Repentance is not another form of self-abasement or mortification of the flesh, and it is not limited to Lenten observance. Repentance is the reorientation of our attention away from self-indulgence and toward Jesus Christ. Repentance is the opposite of the “pride which leads us to trust in ourselves and not in God.” The fruits of this turn are the exact opposite of smugness and despair: they are mercy, charity, and hope.
To hope in Christ is a humbling activity, but also a liberating one, as the acknowledgement of the limits of our own power is coupled to a fidelity to the “God of peace, who brought again from the dead our Lord Jesus Christ,” in whom alone are all things possible.
We live in a time of genuine trial, with much before us about which we might feel anxious and uncertain.

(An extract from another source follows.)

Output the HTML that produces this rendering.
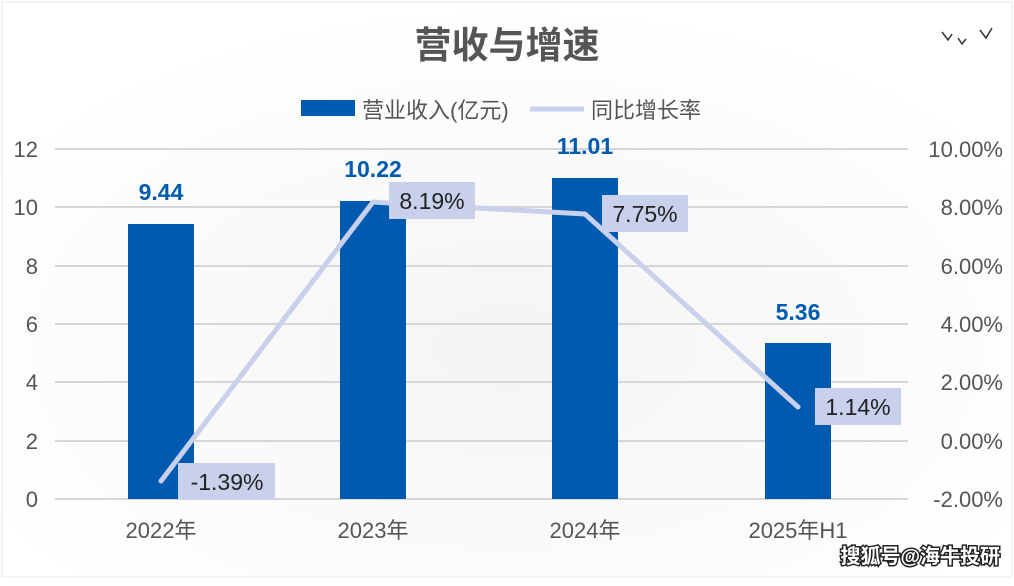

To be hopeful in the face of this is neither to deny the reality of grave peril, nor to absent ourselves from the struggle, but to face the world, secure in the knowledge that in the raising of Jesus from the dead, God has acted decisively against defeat and desolation.
Tomorrow at Morning Prayer, Paul will encourage the Colossians, “clothe yourselves with compassion, kindness, humility, meekness, and patience… And whatever you do, in word or deed, do everything in the name of the Lord Jesus, giving thanks to God the Father through him.”[3] That is the shape of Christian witness in a despairing world. Redundant and predictable posturing are just a restatement of a human way of thinking, and they have nothing new to offer. But hope in Christ is as solid as the ground beneath your feet, and it is the antidote both to political complacency and metaphysical despair.
Repent, for the kingdom of heaven has come near.
AMEN.
[1] Raymond Williams, The Politics of Modernism: Against the New Conformists (London: Verso, 1989), 103.